Willis Research Network Puts Insurance at Center of Global Sustainability

The Willis Research Network (WRN), part of Willis Group Holdings, and the world's largest collaboration between academia, industry and government, is marshaling the expertise of its international membership base to assess the physical, strategic, operational, and financial risks posed by extreme events. At a press briefing in Monte Carlo on Sunday, the Network's Chairman explained the WRN's aim of placing the insurance industry at the epicentre of industrial and social sustainability efforts.

Source: Source: Business Wire | Published on September 16, 2010

Speaking at the event which coincides with this week's Monte Carlo Reinsurance Rendezvous, Rowan Douglas, Chairman of the WRN and CEO of Global Analytics, said: "From corporate financial stress and bankruptcy on Wall Street, to poverty and mortality in developing countries, it is increasingly clear each day that our industry's and our society's sustainability is inextricably linked to our ability to avoid and manage extremes."

The first six months of 2010 saw insured catastrophe losses exceed $20 billion--equivalent to the total losses incurred during the whole of 2009. Standard & Poor's, the rating agency, estimates that more than half of the reinsurance sector's annual catastrophe budget had already been eroded before the onset of the U.S. hurricane season. Munich Re puts insured losses at $22 billion in the wake of the Chilean earthquake, the U.S. winter storms, Windstorm Xynthia in Europe, hail in and around Melbourne, and widespread flooding in several territories. According to S&P, this represents the highest level of first-half losses seen during the last decade, and more than double the average.

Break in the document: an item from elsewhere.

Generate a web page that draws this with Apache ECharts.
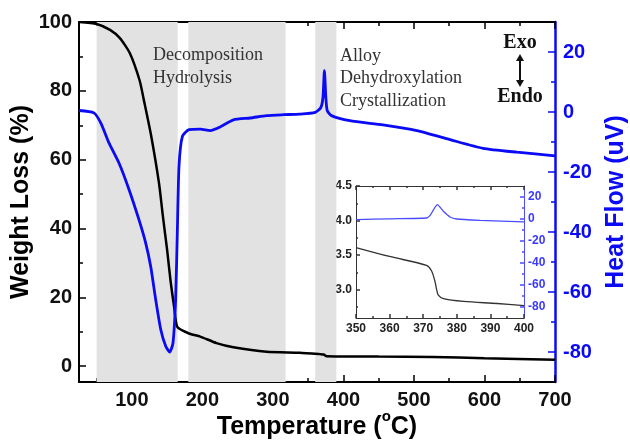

At the press briefing, the WRN highlighted the following interesting statistics:

-- In the past three decades, direct global economic losses for all types of natural catastrophes have averaged US$90 billion per year, with 78% of those natural catastrophes being weather related.

-- 85% of deaths associated with all natural catastrophes over that timescale have occurred in developing countries (Munich Re, 2010).

-- Commonly cited risk drivers include threats imposed by variability in today's climate, development pathways increasing human vulnerability including population growth and urban concentration, natural resource depletion, low quality housing, and additional potentially devastating, uncertain risks from climate change that may worsen weather-related catastrophes.




"The obligations imposed by regulators to ensure our industry has sufficient capital to withstand the maximum probable losses expected once every 200 years are only set to toughen with the introduction of laws like Solvency II, the creation of an Office of National Insurance within the U.S. Treasury, and a reshuffling of financial regulation in Britain. No other branch of the finance industry has to manage to such extreme thresholds of sustainability as part of its everyday operations as ours, so it makes perfect sense to position insurers at the forefront of global sustainability," said Douglas.

Increasingly, the methods and principles used to evaluate and calculate the risks of natural catastrophes are being employed to understand our exposure to man-made disasters, the meltdown of financial markets, and other systemic risks. All these analyses are now being conducted in an increasingly unified "modeled world", with the benefits moving far beyond the insurance industry and people in rich nations, to helping governments, aid agencies, and local communities advance sustainable development and alleviate poverty in developing nations.

"Insurance is transitioning from the unfashionable branch of the finance sector, to the ultimate 'community product,' enabling populations to share the costs of extreme events at local and global scales," said Douglas. "This is locating insurance at the very heart of the search for sustainable futures."